3. The method as described in claim 1 wherein node identifier is assigned based on one of: an IP address of the host, and geo-data associated with the host.

4. The method as described in claim 3 wherein the node identifier is assigned based on an IP address of the host and an additional value.

5. The method as described in claim 4 wherein the additional value identifies one of: a P2P capability associated with the host, a load associated with the host, a latency associated with the host, and a combination thereof.

6. The method as described in claim 1 wherein the node identifiers are ordered according to a predetermined criterion.

7. The method as described in claim 1 wherein the information also includes an identification of a one or more other synchronization networks in which a particular host is already connected.

8. The method as described in claim 1 wherein each host is responsible for maintaining connections with K of its neighbor hosts, and the host that receives the additional node identifier is responsible for attempting to maintain the crossover connection.

9. The method as described in claim 1, further including receiving, from a host, an indication that a new connection is required and, in response, providing a new ordering.

10. The method as described in claim 1, further including providing the ordering in response to receipt of an indication from a host that a connection attempt has failed.

11. The method as described in claim 1 wherein a host operates a remote access client.

12. The method as described in claim 1 wherein the coordinating entity is a gateway having a database associated therewith.

13. Apparatus for organizing a set of hosts into a synchronization network, comprising:

a processor;

computer memory holding computer program instructions executed by the processor to perform a method, comprising:

ordering the node identifiers for the set of hosts; and

14. The apparatus as described in claim 13 wherein each host is responsible for maintaining connections with K of its neighbor hosts, and the host that receives an additional node identifier is responsible for attempting to maintain the crossover connection.

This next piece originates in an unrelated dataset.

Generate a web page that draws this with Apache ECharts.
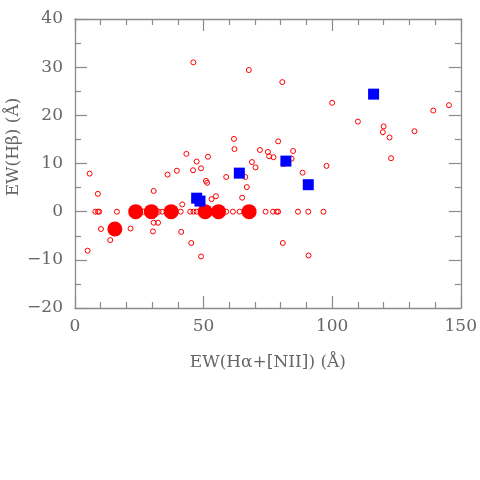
<!DOCTYPE html>
<html>
<head>
<meta charset="utf-8">
<script src="https://cdn.jsdelivr.net/npm/echarts@6/dist/echarts.min.js"></script>
<style>
  html, body { margin: 0; padding: 0; background: #fff; }
  #chart { width: 480px; height: 480px; }
</style>
</head>
<body>
<div id="chart"></div>
<script>
// small open circles: EW(Halpha+[NII]) vs EW(Hbeta)
var smallX = [46.0, 67.6, 43.3, 47.3, 51.7, 61.8, 62.0, 71.9, 75.0, 75.5, 77.2, 79.0, 80.6, 84.8, 84.2, 81.1,
  97.8, 88.5, 100.0, 110.0, 120.0, 119.7, 122.3, 132.0, 139.3, 145.4, 122.9, 80.8, 90.8,
  5.7, 8.9, 7.9, 8.9, 9.4, 16.3, 10.1, 13.7, 4.9, 21.6, 30.6, 32.3, 30.3, 30.6, 36.0, 39.6,
  45.9, 49.0, 50.9, 51.4, 58.8, 66.2, 66.8, 65.0, 68.8, 70.2, 41.7, 53.1, 54.8, 41.3, 45.2, 49.0,
  26.7, 32.5, 33.9, 41.1, 44.8, 46.1, 47.3, 58.8, 61.4, 64.0, 74.1, 77.0, 78.4, 79.0, 86.7, 90.7, 96.6];
var smallY = [31.0, 29.4, 12.0, 10.4, 11.4, 15.1, 13.0, 12.8, 12.4, 11.5, 11.3, 14.6, 26.9, 12.6, 11.0, 9.9,
  9.5, 8.1, 22.6, 18.7, 17.7, 16.5, 15.4, 16.7, 21.0, 22.1, 11.1, -6.5, -9.1,
  7.9, 3.7, 0, 0, 0, 0, -3.6, -5.9, -8.1, -3.5, -2.3, -2.3, -4.1, 4.3, 7.7, 8.5,
  8.6, 9.0, 6.4, 6.0, 7.2, 7.2, 5.1, 2.9, 10.3, 9.2, 1.5, 2.6, 3.2, -4.2, -6.5, -9.3,
  0, 0, 0, 0, 0, 0, 0, 0, 0, 0, 0, 0, 0, 0, 0, 0, 0];

// big filled red circles
var bigX = [15.5, 23.6, 29.7, 37.4, 50.6, 55.8, 67.7];
var bigY = [-3.6, 0, 0, 0, 0, 0, 0];

// blue squares
var sqX = [47.3, 48.6, 63.9, 82.0, 90.7, 116.1];
var sqY = [2.8, 2.2, 8.0, 10.5, 5.6, 24.4];

var xTicks = [0, 50, 100, 150];
var yTicks = [-20, -10, 0, 10, 20, 30, 40];

function pairs(xs, ys) {
  return xs.map(function (x, i) { return [x, ys[i]]; });
}

var axisGray = '#8a8a8a';
var textGray = '#666666';
var fontFam = 'DejaVu Serif';

function makeX(pos, labels) {
  return {
    type: 'value', position: pos,
    min: xTicks[0], max: xTicks[xTicks.length - 1], interval: 50,
    axisLine: { show: true, onZero: false, lineStyle: { color: axisGray, width: 1.3 } },
    axisTick: { show: true, inside: true, length: 12, lineStyle: { color: axisGray, width: 1.2 } },
    minorTick: { show: true, splitNumber: 5, length: 6, lineStyle: { color: axisGray, width: 1.2 } },
    splitLine: { show: false },
    axisLabel: { show: labels, margin: 10, fontFamily: fontFam, fontSize: 17, color: textGray },
    name: labels ? 'EW(H\u03b1+[NII]) (\u00c5)' : '',
    nameLocation: 'middle', nameGap: 46,
    nameTextStyle: { fontFamily: fontFam, fontSize: 17, color: textGray }
  };
}

function makeY(pos, labels) {
  return {
    type: 'value', position: pos,
    min: yTicks[0], max: yTicks[yTicks.length - 1], interval: 10,
    axisLine: { show: true, onZero: false, lineStyle: { color: axisGray, width: 1.3 } },
    axisTick: { show: true, inside: true, length: 12, lineStyle: { color: axisGray, width: 1.2 } },
    minorTick: { show: true, splitNumber: 2, length: 6, lineStyle: { color: axisGray, width: 1.2 } },
    splitLine: { show: false },
    axisLabel: {
      show: labels, margin: 12, fontFamily: fontFam, fontSize: 17, color: textGray,
      formatter: function (v) { return v < 0 ? '\u2212' + Math.abs(v) : String(v); }
    }
  };
}

var chart = echarts.init(document.getElementById('chart'), null, { renderer: 'canvas' });
chart.setOption({
  animation: false,
  backgroundColor: '#fff',
  grid: { left: 75, right: 18.5, top: 19, bottom: 172, containLabel: false },
  xAxis: [makeX('bottom', true), makeX('top', false)],
  yAxis: [makeY('left', true), makeY('right', false)],
  graphic: [{
    type: 'text', x: 14, y: 147, rotation: Math.PI / 2,
    style: {
      text: 'EW(H\u03b2) (\u00c5)', fontFamily: fontFam, fontSize: 17, fill: textGray,
      align: 'center', verticalAlign: 'middle'
    }
  }],
  series: [
    {
      type: 'scatter', xAxisIndex: 0, yAxisIndex: 0,
      symbol: 'circle', symbolSize: 5,
      itemStyle: { color: 'rgba(0,0,0,0)', borderColor: '#ff0000', borderWidth: 1, opacity: 1 },
      data: pairs(smallX, smallY)
    },
    {
      type: 'scatter', xAxisIndex: 0, yAxisIndex: 0,
      symbol: 'circle', symbolSize: 15,
      itemStyle: { color: '#ff0000', opacity: 1 },
      data: pairs(bigX, bigY)
    },
    {
      type: 'scatter', xAxisIndex: 0, yAxisIndex: 0,
      symbol: 'rect', symbolSize: 11,
      itemStyle: { color: '#0000ff', opacity: 1 },
      data: pairs(sqX, sqY)
    }
  ]
});
</script>
</body>
</html>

15. The apparatus as described in claim 13 wherein the node identifier is assigned based on an IP address of the host and an additional value.

16. The apparatus as described in claim 15 wherein the additional value identifies one of: geo-data associated with the host, a P2P capability associated with the host, a load associated with the host, a latency associated with the host, and a combination thereof.

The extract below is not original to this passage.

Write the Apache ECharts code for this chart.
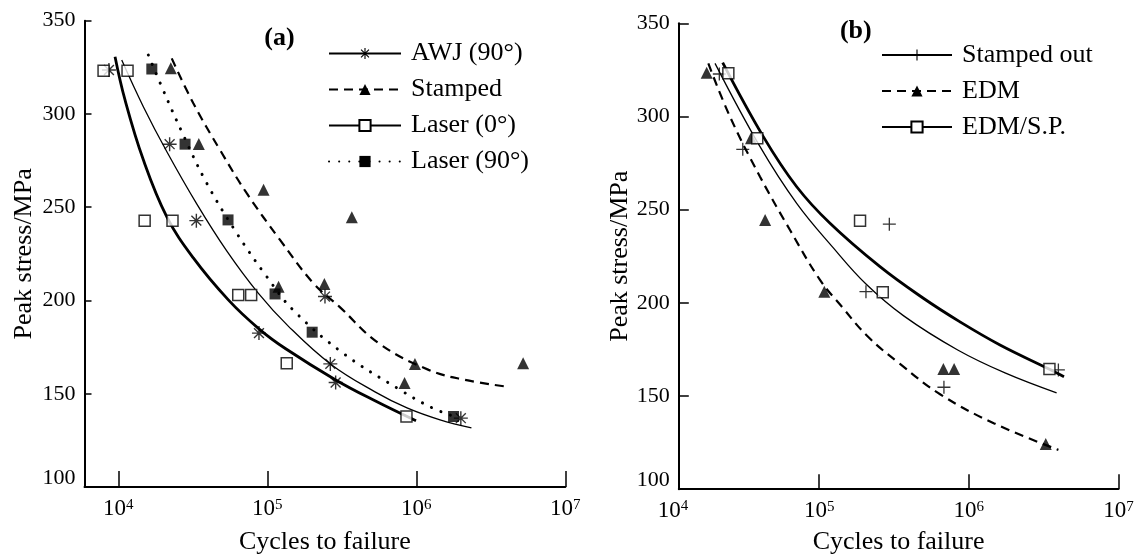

17. The apparatus as described in claim 13 wherein the node identifiers are ordered according to a predetermined criterion.

18. The apparatus as described in claim 13 wherein the information also includes an identification of a one or more other synchronization networks in which a particular host is already connected.

19. The apparatus as described in claim 13, wherein the method further includes receiving, from a host, an indication that a new connection is required and, in response, providing a new ordering.

20. The apparatus as described in claim 13, wherein the method further includes providing the ordering in response to receipt of an indication from a host that a connection attempt has failed.